Aim: Quote the whole listing word for word. Do not include the pictures.

Data provided:
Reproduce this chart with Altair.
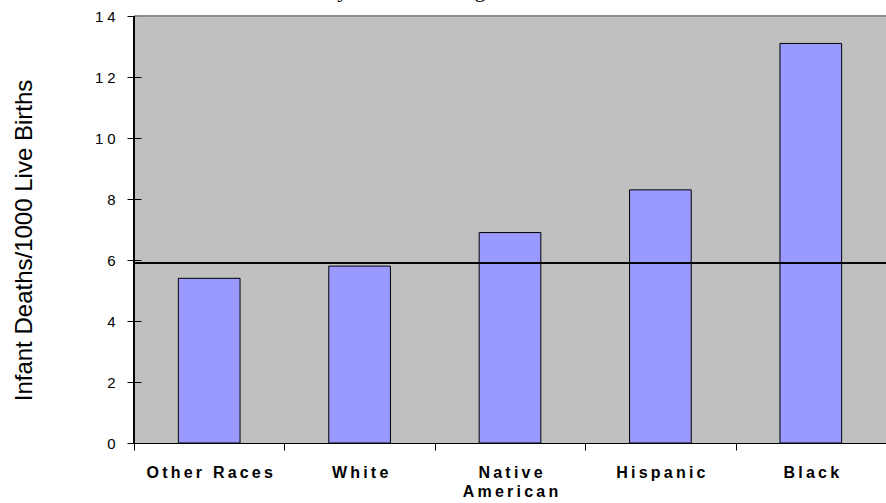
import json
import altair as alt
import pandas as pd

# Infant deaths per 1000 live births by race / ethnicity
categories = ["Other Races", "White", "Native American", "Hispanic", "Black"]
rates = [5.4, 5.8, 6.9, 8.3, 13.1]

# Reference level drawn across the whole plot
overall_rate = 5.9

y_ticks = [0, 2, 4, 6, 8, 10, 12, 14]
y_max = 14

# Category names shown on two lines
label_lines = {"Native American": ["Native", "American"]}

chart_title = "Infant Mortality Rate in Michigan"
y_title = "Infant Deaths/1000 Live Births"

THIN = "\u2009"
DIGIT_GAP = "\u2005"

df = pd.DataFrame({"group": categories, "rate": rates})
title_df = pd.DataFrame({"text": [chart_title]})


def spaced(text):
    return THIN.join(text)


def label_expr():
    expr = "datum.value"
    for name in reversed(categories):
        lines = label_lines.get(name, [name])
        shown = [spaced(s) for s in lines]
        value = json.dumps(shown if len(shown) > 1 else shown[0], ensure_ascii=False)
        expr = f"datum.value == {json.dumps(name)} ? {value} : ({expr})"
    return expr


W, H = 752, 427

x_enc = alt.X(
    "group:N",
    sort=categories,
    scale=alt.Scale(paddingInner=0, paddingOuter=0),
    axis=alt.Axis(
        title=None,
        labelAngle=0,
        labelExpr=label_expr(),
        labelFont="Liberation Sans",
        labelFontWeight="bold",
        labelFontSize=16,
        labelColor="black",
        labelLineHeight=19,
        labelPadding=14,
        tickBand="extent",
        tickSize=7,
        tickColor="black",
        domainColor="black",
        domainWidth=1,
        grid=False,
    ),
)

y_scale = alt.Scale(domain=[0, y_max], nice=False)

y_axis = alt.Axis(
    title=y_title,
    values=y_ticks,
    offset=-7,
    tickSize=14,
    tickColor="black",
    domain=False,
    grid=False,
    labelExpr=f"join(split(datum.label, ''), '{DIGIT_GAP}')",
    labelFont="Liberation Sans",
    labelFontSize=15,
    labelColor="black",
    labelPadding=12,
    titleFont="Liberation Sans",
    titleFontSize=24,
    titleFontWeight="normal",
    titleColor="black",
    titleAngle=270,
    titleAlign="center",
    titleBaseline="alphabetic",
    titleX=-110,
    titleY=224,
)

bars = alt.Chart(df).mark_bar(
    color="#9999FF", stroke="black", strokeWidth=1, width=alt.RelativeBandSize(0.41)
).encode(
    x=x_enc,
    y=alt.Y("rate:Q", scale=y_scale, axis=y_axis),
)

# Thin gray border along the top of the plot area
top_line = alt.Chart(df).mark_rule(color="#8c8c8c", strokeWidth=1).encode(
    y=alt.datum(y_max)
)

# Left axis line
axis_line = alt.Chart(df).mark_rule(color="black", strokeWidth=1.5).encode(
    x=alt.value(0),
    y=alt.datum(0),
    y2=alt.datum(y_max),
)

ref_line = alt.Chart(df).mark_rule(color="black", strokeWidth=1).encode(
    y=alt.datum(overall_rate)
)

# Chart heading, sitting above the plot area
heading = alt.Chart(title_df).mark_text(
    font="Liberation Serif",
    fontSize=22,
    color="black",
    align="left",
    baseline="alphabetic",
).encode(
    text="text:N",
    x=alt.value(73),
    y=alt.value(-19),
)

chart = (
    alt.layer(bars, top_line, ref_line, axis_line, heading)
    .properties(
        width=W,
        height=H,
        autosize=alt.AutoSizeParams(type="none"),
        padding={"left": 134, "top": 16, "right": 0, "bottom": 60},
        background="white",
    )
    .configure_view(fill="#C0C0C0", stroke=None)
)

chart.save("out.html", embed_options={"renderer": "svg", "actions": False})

Response to the exercise:
Reproduce this chart with Altair.
import json
import altair as alt
import pandas as pd

# Infant deaths per 1000 live births by race / ethnicity
categories = ["Other Races", "White", "Native American", "Hispanic", "Black"]
rates = [5.4, 5.8, 6.9, 8.3, 13.1]

# Reference level drawn across the whole plot
overall_rate = 5.9

y_ticks = [0, 2, 4, 6, 8, 10, 12, 14]
y_max = 14

# Category names shown on two lines
label_lines = {"Native American": ["Native", "American"]}

chart_title = "Infant Mortality Rate in Michigan"
y_title = "Infant Deaths/1000 Live Births"

THIN = "\u2009"
DIGIT_GAP = "\u2005"

df = pd.DataFrame({"group": categories, "rate": rates})
title_df = pd.DataFrame({"text": [chart_title]})


def spaced(text):
    return THIN.join(text)


def label_expr():
    expr = "datum.value"
    for name in reversed(categories):
        lines = label_lines.get(name, [name])
        shown = [spaced(s) for s in lines]
        value = json.dumps(shown if len(shown) > 1 else shown[0], ensure_ascii=False)
        expr = f"datum.value == {json.dumps(name)} ? {value} : ({expr})"
    return expr


W, H = 752, 427

x_enc = alt.X(
    "group:N",
    sort=categories,
    scale=alt.Scale(paddingInner=0, paddingOuter=0),
    axis=alt.Axis(
        title=None,
        labelAngle=0,
        labelExpr=label_expr(),
        labelFont="Liberation Sans",
        labelFontWeight="bold",
        labelFontSize=16,
        labelColor="black",
        labelLineHeight=19,
        labelPadding=14,
        tickBand="extent",
        tickSize=7,
        tickColor="black",
        domainColor="black",
        domainWidth=1,
        grid=False,
    ),
)

y_scale = alt.Scale(domain=[0, y_max], nice=False)

y_axis = alt.Axis(
    title=y_title,
    values=y_ticks,
    offset=-7,
    tickSize=14,
    tickColor="black",
    domain=False,
    grid=False,
    labelExpr=f"join(split(datum.label, ''), '{DIGIT_GAP}')",
    labelFont="Liberation Sans",
    labelFontSize=15,
    labelColor="black",
    labelPadding=12,
    titleFont="Liberation Sans",
    titleFontSize=24,
    titleFontWeight="normal",
    titleColor="black",
    titleAngle=270,
    titleAlign="center",
    titleBaseline="alphabetic",
    titleX=-110,
    titleY=224,
)

bars = alt.Chart(df).mark_bar(
    color="#9999FF", stroke="black", strokeWidth=1, width=alt.RelativeBandSize(0.41)
).encode(
    x=x_enc,
    y=alt.Y("rate:Q", scale=y_scale, axis=y_axis),
)

# Thin gray border along the top of the plot area
top_line = alt.Chart(df).mark_rule(color="#8c8c8c", strokeWidth=1).encode(
    y=alt.datum(y_max)
)

# Left axis line
axis_line = alt.Chart(df).mark_rule(color="black", strokeWidth=1.5).encode(
    x=alt.value(0),
    y=alt.datum(0),
    y2=alt.datum(y_max),
)

ref_line = alt.Chart(df).mark_rule(color="black", strokeWidth=1).encode(
    y=alt.datum(overall_rate)
)

# Chart heading, sitting above the plot area
heading = alt.Chart(title_df).mark_text(
    font="Liberation Serif",
    fontSize=22,
    color="black",
    align="left",
    baseline="alphabetic",
).encode(
    text="text:N",
    x=alt.value(73),
    y=alt.value(-19),
)

chart = (
    alt.layer(bars, top_line, ref_line, axis_line, heading)
    .properties(
        width=W,
        height=H,
        autosize=alt.AutoSizeParams(type="none"),
        padding={"left": 134, "top": 16, "right": 0, "bottom": 60},
        background="white",
    )
    .configure_view(fill="#C0C0C0", stroke=None)
)

chart.save("out.html", embed_options={"renderer": "svg", "actions": False})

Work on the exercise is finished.